I would suggest using 0 to make it clear that the value is not valid yet. I couldn't find any guidance for flowEnd*
fields in the IPFIX RFCs, though I may have missed it. On the one hand, it makes you wonder whether you should only export data after a flow "terminates". On the other hand, the existence of fields like octetDeltaCount
would imply that it is not the case and that exporting information half-way through a flow's lifetime is ok.
BTW, a related question: when a flow ends, are we guaranteed to export correct final packet / byte count values? Are does this guarantee only hold if the polling interval is less than the time-wait delay (120s by default IIRC)? Have we considered listening to conntrack events as an alternative / complementary implementation to polling, at least for Linux?

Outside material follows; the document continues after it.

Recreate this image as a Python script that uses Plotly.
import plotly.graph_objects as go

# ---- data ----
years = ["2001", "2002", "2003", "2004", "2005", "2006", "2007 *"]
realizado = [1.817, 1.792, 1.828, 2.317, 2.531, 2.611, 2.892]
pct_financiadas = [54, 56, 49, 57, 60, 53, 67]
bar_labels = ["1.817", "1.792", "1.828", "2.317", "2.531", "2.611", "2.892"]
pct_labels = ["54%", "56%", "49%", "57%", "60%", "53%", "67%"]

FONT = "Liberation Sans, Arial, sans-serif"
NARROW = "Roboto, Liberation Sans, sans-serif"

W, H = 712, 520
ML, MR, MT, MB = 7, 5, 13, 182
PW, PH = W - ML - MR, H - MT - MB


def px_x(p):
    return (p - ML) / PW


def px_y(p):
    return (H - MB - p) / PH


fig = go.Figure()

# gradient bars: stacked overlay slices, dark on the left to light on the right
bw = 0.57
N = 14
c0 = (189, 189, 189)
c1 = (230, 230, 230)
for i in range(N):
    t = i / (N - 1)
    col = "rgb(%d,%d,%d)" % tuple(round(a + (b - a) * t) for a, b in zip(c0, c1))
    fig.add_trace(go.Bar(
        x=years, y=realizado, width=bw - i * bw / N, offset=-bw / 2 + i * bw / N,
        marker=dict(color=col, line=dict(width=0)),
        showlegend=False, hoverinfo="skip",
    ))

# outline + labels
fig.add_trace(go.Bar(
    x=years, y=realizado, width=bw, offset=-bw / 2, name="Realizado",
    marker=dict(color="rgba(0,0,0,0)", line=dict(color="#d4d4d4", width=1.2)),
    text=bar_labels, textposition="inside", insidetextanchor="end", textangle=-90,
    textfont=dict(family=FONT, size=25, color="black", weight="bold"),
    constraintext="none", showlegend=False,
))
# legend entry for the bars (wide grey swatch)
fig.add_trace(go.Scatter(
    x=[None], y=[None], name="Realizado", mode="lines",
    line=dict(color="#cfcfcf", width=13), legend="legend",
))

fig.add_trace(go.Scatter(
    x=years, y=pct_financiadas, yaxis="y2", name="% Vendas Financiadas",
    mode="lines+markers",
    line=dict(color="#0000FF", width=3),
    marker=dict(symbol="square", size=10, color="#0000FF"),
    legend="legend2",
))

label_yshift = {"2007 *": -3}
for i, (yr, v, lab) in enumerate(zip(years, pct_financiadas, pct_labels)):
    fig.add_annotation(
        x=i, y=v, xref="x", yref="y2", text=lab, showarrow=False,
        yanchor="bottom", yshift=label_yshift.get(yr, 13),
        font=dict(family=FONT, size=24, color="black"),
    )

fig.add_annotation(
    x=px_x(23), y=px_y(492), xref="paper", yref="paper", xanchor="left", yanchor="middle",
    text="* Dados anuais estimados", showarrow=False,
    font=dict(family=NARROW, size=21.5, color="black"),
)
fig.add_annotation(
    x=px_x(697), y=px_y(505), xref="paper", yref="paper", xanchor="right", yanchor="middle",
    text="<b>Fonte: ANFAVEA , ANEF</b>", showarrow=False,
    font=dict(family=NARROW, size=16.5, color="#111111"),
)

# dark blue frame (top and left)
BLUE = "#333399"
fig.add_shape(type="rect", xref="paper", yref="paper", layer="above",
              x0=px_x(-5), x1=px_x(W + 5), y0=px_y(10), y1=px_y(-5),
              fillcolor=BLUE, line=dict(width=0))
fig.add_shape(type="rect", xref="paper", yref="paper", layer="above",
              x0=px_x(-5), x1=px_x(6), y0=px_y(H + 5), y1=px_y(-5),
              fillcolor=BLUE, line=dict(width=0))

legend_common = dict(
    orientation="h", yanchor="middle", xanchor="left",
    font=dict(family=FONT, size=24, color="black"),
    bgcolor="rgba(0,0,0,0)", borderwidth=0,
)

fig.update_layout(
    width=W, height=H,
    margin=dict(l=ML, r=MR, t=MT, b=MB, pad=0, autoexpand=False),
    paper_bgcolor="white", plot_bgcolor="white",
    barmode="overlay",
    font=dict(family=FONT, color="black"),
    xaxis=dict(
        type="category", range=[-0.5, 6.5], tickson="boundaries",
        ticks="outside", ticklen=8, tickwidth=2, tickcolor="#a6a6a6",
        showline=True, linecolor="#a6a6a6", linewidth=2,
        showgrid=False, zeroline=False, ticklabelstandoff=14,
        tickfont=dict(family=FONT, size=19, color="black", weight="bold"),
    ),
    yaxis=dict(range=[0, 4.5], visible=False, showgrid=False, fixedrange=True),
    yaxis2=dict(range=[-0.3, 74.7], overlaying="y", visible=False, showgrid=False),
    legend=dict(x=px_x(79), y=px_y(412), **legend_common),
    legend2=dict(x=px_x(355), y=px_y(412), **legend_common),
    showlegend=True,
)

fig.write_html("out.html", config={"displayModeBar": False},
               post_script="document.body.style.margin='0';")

Most network devices send flow records based on one or more configurable timeout settings. While they will track a flow for a longer period of time, they will send flows more frequently. This is necessary for a number of reasons.
Many server-to-server TCP connections can live for weeks, months or longer (e.g. the connection between Kibana or Logstash to Elasticsearch). They essentially never end unless stopped or there is some error. Without a periodic update the user could literally wait months for the information. What good is the rest of their data until the picture is complete? Not much.

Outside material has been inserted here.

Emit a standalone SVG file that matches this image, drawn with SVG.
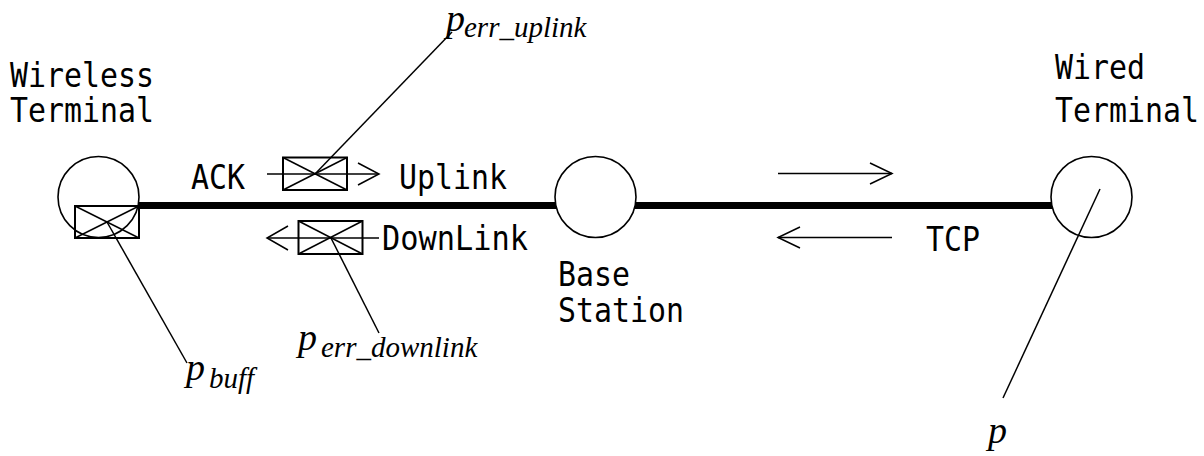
<svg xmlns="http://www.w3.org/2000/svg" width="1204" height="456" viewBox="0 0 1204 456">
  <style>
    .lbl { font-family: "DejaVu Sans Mono", "Liberation Mono", monospace; font-size: 34px; fill: #000; }
    .math { font-family: "Liberation Serif", "Times New Roman", serif; font-style: italic; fill: #000; }
    .mp { font-size: 38px; }
    .ms { font-size: 29px; }
    .node { fill: none; stroke: #000; stroke-width: 1.6; }
    .link { stroke: #000; stroke-width: 7; fill: none; }
    .thin { stroke: #000; stroke-width: 1.5; fill: none; }
    .box { fill: none; stroke: #000; stroke-width: 2; }
    .x { stroke: #000; stroke-width: 1.5; }
  </style>
  <rect width="1204" height="456" fill="#fff"/>

  <!-- wired links -->
  <g id="connectors">
    <line class="link" x1="139" y1="205.5" x2="556" y2="205.5"/>
    <line class="link" x1="635" y1="205.5" x2="1052" y2="205.5"/>
    <!-- uplink direction -->
    <line class="thin" x1="267" y1="174" x2="379" y2="174"/>
    <polyline class="thin" points="358,163 379,174 358,185"/>
    <!-- downlink direction -->
    <line class="thin" x1="267" y1="238" x2="379" y2="238"/>
    <polyline class="thin" points="288,226 267,238 288,250"/>
    <!-- TCP directions -->
    <line class="thin" x1="778" y1="173.5" x2="892" y2="173.5"/>
    <polyline class="thin" points="870,163 892,173.5 870,184"/>
    <line class="thin" x1="778" y1="237.5" x2="892" y2="237.5"/>
    <polyline class="thin" points="800,227 778,237.5 800,248"/>
    <!-- probability leaders -->
    <line class="thin" x1="315" y1="174" x2="452" y2="32"/>
    <line class="thin" x1="331" y1="238" x2="379" y2="333"/>
    <line class="thin" x1="107" y1="222" x2="187" y2="363"/>
    <line class="thin" x1="1100" y1="189" x2="1003" y2="398"/>
  </g>

  <g id="wireless-terminal">
    <circle class="node" cx="98.5" cy="197" r="40.5"/>
    <rect class="box" x="75" y="206" width="64" height="32"/>
    <line class="x" x1="75" y1="206" x2="139" y2="238"/>
    <line class="x" x1="75" y1="238" x2="139" y2="206"/>
    <text class="lbl" x="10" y="87" textLength="144" lengthAdjust="spacingAndGlyphs">Wireless</text>
    <text class="lbl" x="10" y="122" textLength="144" lengthAdjust="spacingAndGlyphs">Terminal</text>
  </g>

  <g id="uplink-queue">
    <rect class="box" x="283" y="157.5" width="64" height="32.5"/>
    <line class="x" x1="283" y1="157.5" x2="347" y2="190"/>
    <line class="x" x1="283" y1="190" x2="347" y2="157.5"/>
    <text class="lbl" x="191" y="189" textLength="54" lengthAdjust="spacingAndGlyphs">ACK</text>
    <text class="lbl" x="399" y="189" textLength="108" lengthAdjust="spacingAndGlyphs">Uplink</text>
  </g>

  <g id="downlink-queue">
    <rect class="box" x="298.5" y="221" width="64" height="33"/>
    <line class="x" x1="298.5" y1="221" x2="362.5" y2="254"/>
    <line class="x" x1="298.5" y1="254" x2="362.5" y2="221"/>
    <text class="lbl" x="382" y="250" textLength="146" lengthAdjust="spacingAndGlyphs">DownLink</text>
  </g>

  <g id="base-station">
    <circle class="node" cx="595.5" cy="197" r="40.5"/>
    <text class="lbl" x="558" y="286" textLength="72" lengthAdjust="spacingAndGlyphs">Base</text>
    <text class="lbl" x="558" y="322" textLength="126" lengthAdjust="spacingAndGlyphs">Station</text>
  </g>

  <g id="tcp-label">
    <text class="lbl" x="926" y="251" textLength="54" lengthAdjust="spacingAndGlyphs">TCP</text>
  </g>

  <g id="wired-terminal">
    <circle class="node" cx="1091.5" cy="197" r="40.5"/>
    <text class="lbl" x="1055" y="79" textLength="90" lengthAdjust="spacingAndGlyphs">Wired</text>
    <text class="lbl" x="1055" y="122" textLength="144" lengthAdjust="spacingAndGlyphs">Terminal</text>
  </g>

  <g id="prob-err-uplink">
    <text class="math mp" x="446" y="31">p</text>
    <text class="math ms" x="464" y="37">err_uplink</text>
  </g>
  <g id="prob-err-downlink">
    <text class="math mp" x="298" y="350">p</text>
    <text class="math ms" x="321" y="357">err_downlink</text>
  </g>
  <g id="prob-buff">
    <text class="math mp" x="186" y="380">p</text>
    <text class="math ms" x="209" y="388">buff</text>
  </g>
  <g id="prob-wired">
    <text class="math mp" x="988" y="443">p</text>
  </g>
</svg>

Now consider that the above long lived flow was a hacker exfiltrating data from your database. The flow record that could reveal their activity is never sent until the damage is already done, and you loose the opportunity to shut them down. Not good.
If all of the information about a flow record is included at the end of the flow. How do you distribute it over the life of the flow. All at the beginning? All at the end? Unfortunately most visualization tools, like Kibana, and even many purpose built flow applications, do not provide the ability to smooth the data into buckets over the life of the flow. Even if they did, each query would still have to look into the future to determine if any flows had start times within the current visualized window. This is very tricky at best, if not close to impossible. However when the device send regular updates about the flows it is much easier.
If I explained those well, you should see that it is very desirable to send information about a long-lived flow over the life of the flow. Most network devices will provide various options to control this. Some are simple:
inactive_timeout = 15
- export flow after it is inactive for 15 seconds.
active_timeout = 60
- export flow every 60 seconds while it is active.
Others provide more granular control:
expiry-interval 10
- the interval between expiry checks, i.e. every 10 secs it is checked which flows are ready for export
icmp 60
- export icmp flows every 60 seconds
tcp-generic 60
- export tcp flows every 60 seconds
tcp-fin 20
- export flow 20 seconds after observing a TCP finish flag.
tcp-rst 20
- export flow 20 seconds after observing a TCP reset flag.
udp 60
- export udp flows every 60 seconds
flow-generic 60
- applies to any IP protocol not specified by other timeouts
max-active-life 604800
- track no flows longer than 1 week (although it can pickup tracking again if the session is still active, usually with a new flow ID)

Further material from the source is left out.